DHS acts as though white-supremacist groups and militias believing in Zionist world conspiracies stopped existing between 2000 and 2008. Of course they didn’t; George Bush’s strong support for Israel fed those nutcase groups for eight years. Are those groups growing in the last five months, after what DHS assumes is the trigger for all this hate — the election of Barack Obama? They provide absolutely no evidence at all for it, and in fact repeat over and over again that they don’t have that data in a hail of May Bes.
This is shameful. And he makes the same point as this post:
Imagine, if you will, what the Left would say if we took this entire document and replaced all references to “military veterans” with “Muslims”, and all references to “abortion” with “universal health care”, and then predated this DHS report to 2008, during the Bush administration. They’d be screaming about being smeared as traitors for their political beliefs, and they’d be right to do so. That’s exactly what the Obama administration and Janet Napolitano has done here.

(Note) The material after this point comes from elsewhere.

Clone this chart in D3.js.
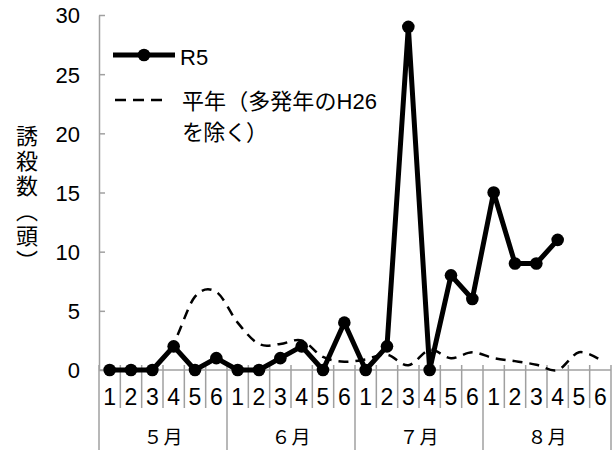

But it’s OK, because they’re just “rightwingers.”
[Update early evening]
Powerline has a fisking:
It’s hard to avoid the conclusion that this Homeland Security report is politically motivated, and reflects the authors’ political prejudices more than an objective evaluation of a significant terrorist threat. In that context, the report’s conclusion seems a bit ominous:
DHS/I&A will be working with its state and local partners over the next several months to ascertain with greater regional specificity the rise in rightwing extremist activity in the United States, with a particular emphasis on the political, economic, and social factors that drive rightwing extremist radicalization.
Indeed.
[Tax Day update]
The people who put together this little political hit piece couldn’t even get their facts straight.